In The Arctic Dreamtime

RCD 2211CD RCD 2211CD

Henry Kaiser is an American guitarist, composer, label founder, photographer, and professional diver. He appears on more than 250 albums, including collaborations with the likes of Fred Frith, Richard Thompson, David Lindley, Wadada Leo Smith, Derek Bailey, Jim O'Rourke, and numerous others. In 2017 he initiated and produced the two Sky Music albums (RCD 2194CD/RLP 3194LP, RLP 2195LP), both tributes to Norwegian guitar legend Terje Rypdal. Ivar Grydeland is a Norwegian guitarist and composer, most known from the trio Huntsville (Rune Grammofon, Hubro) and Dans Les Arbres (ECM, Hubro, Sofa).

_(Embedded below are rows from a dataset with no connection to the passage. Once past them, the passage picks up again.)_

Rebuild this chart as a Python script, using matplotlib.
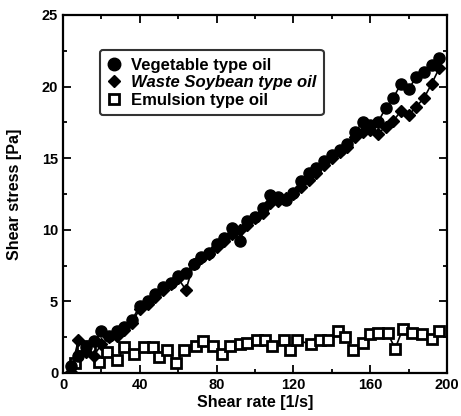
import numpy as np
import matplotlib.pyplot as plt
from matplotlib.lines import Line2D
from matplotlib.ticker import MultipleLocator

plt.rcParams['font.family'] = ['Liberation Sans', 'DejaVu Sans']
plt.rcParams['font.weight'] = 'bold'

# shear rate for the two linear series
rate = np.arange(4, 200, 4)
vegetable = [0.5, 1.2, 1.8, 2.2, 2.9, 2.6, 2.9, 3.2, 3.7, 4.7, 5.0, 5.5, 6.0, 6.3, 6.8,
             7.0, 7.6, 8.1, 8.4, 9.0, 9.4, 10.1, 9.2, 10.6, 10.9, 11.5, 12.4, 12.3, 12.1,
             12.6, 13.4, 14.0, 14.3, 14.8, 15.2, 15.6, 16.0, 16.8, 17.5, 17.3, 17.5, 18.5,
             19.2, 20.2, 19.8, 20.7, 21.0, 21.5, 22.0]
waste = [0.1, 2.3, 1.5, 1.2, 2.0, 2.5, 2.6, 3.0, 3.5, 4.5, 4.8, 5.3, 5.8, 6.2, 6.6,
         5.8, 7.6, 8.0, 8.3, 8.8, 9.2, 9.7, 10.0, 10.3, 10.8, 11.2, 11.9, 12.0, 12.2,
         12.5, 13.0, 13.5, 14.0, 14.5, 15.0, 15.4, 15.8, 16.5, 16.8, 17.0, 16.7, 17.2,
         17.6, 18.3, 18.0, 18.6, 19.2, 20.2, 21.3]

emul_rate = [6, 10, 14, 19, 23, 28, 32, 37, 42, 47, 50, 54, 59, 63, 69, 73, 78, 83, 87,
             92, 96, 101, 105, 109, 115, 118, 122, 129, 134, 138, 143, 147, 151, 156,
             160, 164, 169, 173, 177, 182, 187, 192, 196]
emulsion = [0.7, 1.9, 1.7, 0.8, 1.5, 0.9, 1.8, 1.3, 1.8, 1.8, 1.1, 1.6, 0.7, 1.6, 1.9,
            2.2, 1.9, 1.3, 1.9, 2.0, 2.1, 2.3, 2.3, 1.9, 2.3, 1.6, 2.3, 2.0, 2.3, 2.3,
            2.9, 2.5, 1.6, 2.1, 2.7, 2.8, 2.8, 1.7, 3.1, 2.8, 2.7, 2.4, 2.9]

labels = ['Vegetable type oil', 'Waste Soybean type oil', 'Emulsion type oil']

fig = plt.figure(figsize=(4.61, 4.16), dpi=100)
ax = fig.add_axes([0.1367, 0.1034, 0.833, 0.8606])

ax.plot(emul_rate, emulsion, color='black', lw=1.2, marker='s', ms=7,
        mfc='white', mec='black', mew=2)
ax.plot(rate, waste, color='black', lw=1.2, marker='D', ms=6.5, mfc='black', mec='black')
ax.plot(rate, vegetable, color='black', lw=1.2, marker='o', ms=8, mfc='black', mec='black')

ax.set_xlim(0, 200)
ax.set_ylim(0, 25)
ax.xaxis.set_major_locator(MultipleLocator(40))
ax.xaxis.set_minor_locator(MultipleLocator(20))
ax.yaxis.set_major_locator(MultipleLocator(5))
ax.yaxis.set_minor_locator(MultipleLocator(2.5))
ax.tick_params(which='both', direction='in', top=True, right=True, width=1.3,
               labelsize=10.5)
ax.tick_params(which='major', length=6)
ax.tick_params(which='minor', length=3)
for s in ax.spines.values():
    s.set_linewidth(1.6)

ax.set_xlabel('Shear rate [1/s]', fontsize=11.5, fontweight='bold', labelpad=2)
ax.set_ylabel('Shear stress [Pa]', fontsize=11.5, fontweight='bold', labelpad=14)

handles = [
    Line2D([], [], ls='none', marker='o', ms=9, mfc='black', mec='black'),
    Line2D([], [], ls='none', marker='D', ms=6.5, mfc='black', mec='black'),
    Line2D([], [], ls='none', marker='s', ms=7, mfc='white', mec='black', mew=2),
]
leg = ax.legend(handles, labels, loc='upper left', bbox_to_anchor=(0.096, 0.902),
                borderaxespad=0, fancybox=True, frameon=True, handlelength=0.8,
                handletextpad=0.6, labelspacing=0.15, borderpad=0.45,
                prop={'size': 12, 'weight': 'bold'})
leg.get_frame().set_edgecolor('black')
leg.get_frame().set_linewidth(1.5)
leg.get_texts()[1].set_style('italic')

fig.savefig('out.png', dpi=100)
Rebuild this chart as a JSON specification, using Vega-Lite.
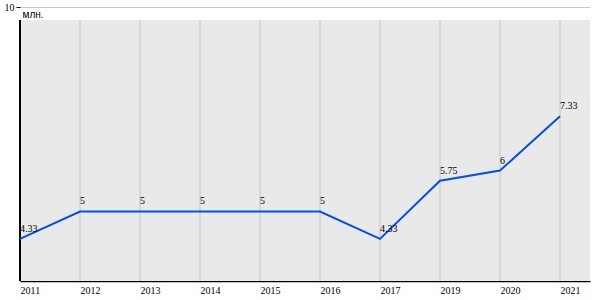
{
  "$schema": "https://vega.github.io/schema/vega-lite/v6.json",
  "autosize": "none",
  "width": 570,
  "height": 274,
  "padding": {"left": 20, "top": 7, "right": 10, "bottom": 19},
  "background": "white",
  "config": {
    "view": {"stroke": null},
    "font": "Liberation Sans Narrow",
    "axis": {"labelFont": "Liberation Sans Narrow", "titleFont": "Liberation Sans", "labelColor": "#000", "titleColor": "#000"}
  },
  "data": {"values": [
    {"i": 0, "year": "2011", "v": 4.33},
    {"i": 1, "year": "2012", "v": 5},
    {"i": 2, "year": "2013", "v": 5},
    {"i": 3, "year": "2014", "v": 5},
    {"i": 4, "year": "2015", "v": 5},
    {"i": 5, "year": "2016", "v": 5},
    {"i": 6, "year": "2017", "v": 4.33},
    {"i": 7, "year": "2019", "v": 5.75},
    {"i": 8, "year": "2020", "v": 6},
    {"i": 9, "year": "2021", "v": 7.33}
  ]},
  "layer": [
    {
      "mark": {"type": "rect", "color": "#e9e9e9"},
      "encoding": {
        "x": {"datum": 0, "type": "quantitative", "scale": {"domain": [0, 9.5], "nice": false, "zero": false},
          "axis": {"values": [0,1,2,3,4,5,6,7,8,9], "grid": false, "ticks": false, "domain": true, "domainColor": "#000", "domainWidth": 1.5,
            "labelAlign": "left", "labelFontSize": 10, "labelPadding": 4, "title": null,
            "labelExpr": "['2011','2012','2013','2014','2015','2016','2017','2019','2020','2021'][datum.value]"}},
        "x2": {"datum": 9.5},
        "y": {"datum": 3.3, "type": "quantitative", "scale": {"domain": [3.3, 10], "nice": false, "zero": false},
          "axis": {"values": [10], "grid": true, "gridColor": "#c8c8c8", "domain": false, "tickSize": 4, "tickColor": "#000",
            "labelPadding": 2, "labelFontSize": 10, "title": "млн.", "titleAngle": 0, "titleAlign": "left",
            "titleBaseline": "alphabetic", "titleX": 2, "titleY": 10, "titleFontSize": 10, "titleFontWeight": "normal"}},
        "y2": {"datum": 9.68}
      }
    },
    {
      "mark": {"type": "rule", "color": "#c4c4c4", "strokeWidth": 1},
      "encoding": {
        "x": {"field": "i", "type": "quantitative"},
        "y": {"datum": 3.3},
        "y2": {"datum": 9.68}
      }
    },
    {
      "mark": {"type": "rule", "color": "#000", "strokeWidth": 1.5},
      "encoding": {
        "x": {"datum": 0},
        "y": {"datum": 3.3},
        "y2": {"datum": 9.68}
      }
    },
    {
      "mark": {"type": "line", "color": "#0050e6", "strokeWidth": 2},
      "encoding": {
        "x": {"field": "i", "type": "quantitative"},
        "y": {"field": "v", "type": "quantitative"}
      }
    },
    {
      "mark": {"type": "text", "align": "left", "baseline": "alphabetic", "dy": -7, "fontSize": 10, "color": "#000", "font": "Liberation Sans Narrow"},
      "encoding": {
        "x": {"field": "i", "type": "quantitative"},
        "y": {"field": "v", "type": "quantitative"},
        "text": {"field": "v", "type": "nominal"}
      }
    }
  ]
}
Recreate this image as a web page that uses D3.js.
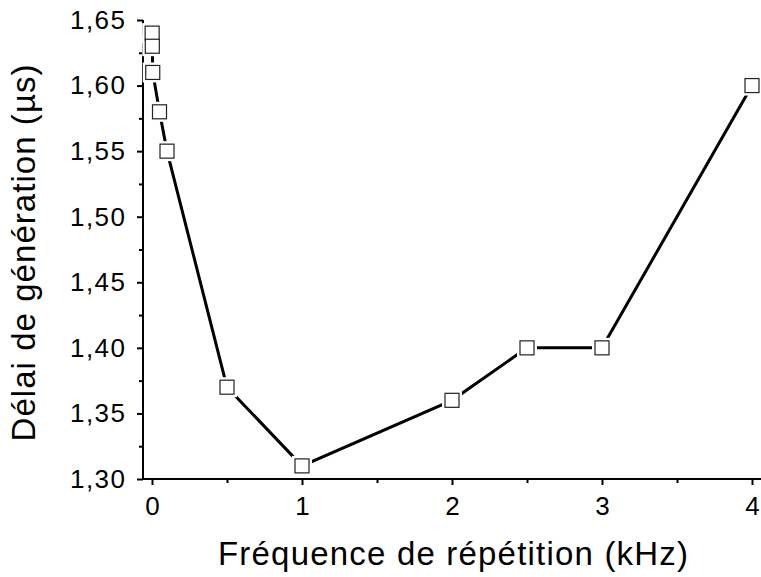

He has recorded and performed with a number of musicians including Nils Petter Molvær, David Sylvian, Tony Oxley, Nels Cline, Thurston Moore, and Paul Lovens. He has released two solo albums on Hubro. The two guitarists first met in an Oslo studio in January 2019. Having admired each other's work for some time, they decided right there and then to record a guitar duet collaboration specifically to create a soundtrack for a classic Norwegian silent film. They spent 30 minutes setting up to record and Kaiser suggested a short test recording to one of the less likely candidates, Roald Amundsen's 1925 documentary Ellsworths flyveekspedition 1925. One hour and fifty-six minutes later, they set down their guitars and shook their heads in wonder. They had played for the entire length of the film without breaks, in the process creating a complete score for the film. The Norwegian explorer was a key figure of the Heroic Age of Antarctic Exploration. In 1911, he led the first expedition to the South Pole, and is proven to have been the first to reach the North Pole in 1926. Across the Arctic, traditions of shamanism endure among the Inuit. A vision of the Arctic outside of mundane history, yet common in human polar experience, exists in "time out of time" or "everywhen", during which the land is inhabited by figures of heroic proportions. Amundsen and his colleagues were just such figures. Grydeland and Kaiser seemed to have entered into a kind of Arctic Dreamtime as they conjured this film soundtrack into existence; playing in real time with the film. Their guitar improvisations explore historic events, and invoke those heroic figures of the far north, illuminating both Norwegian history, and shamanic time outside of history, through music.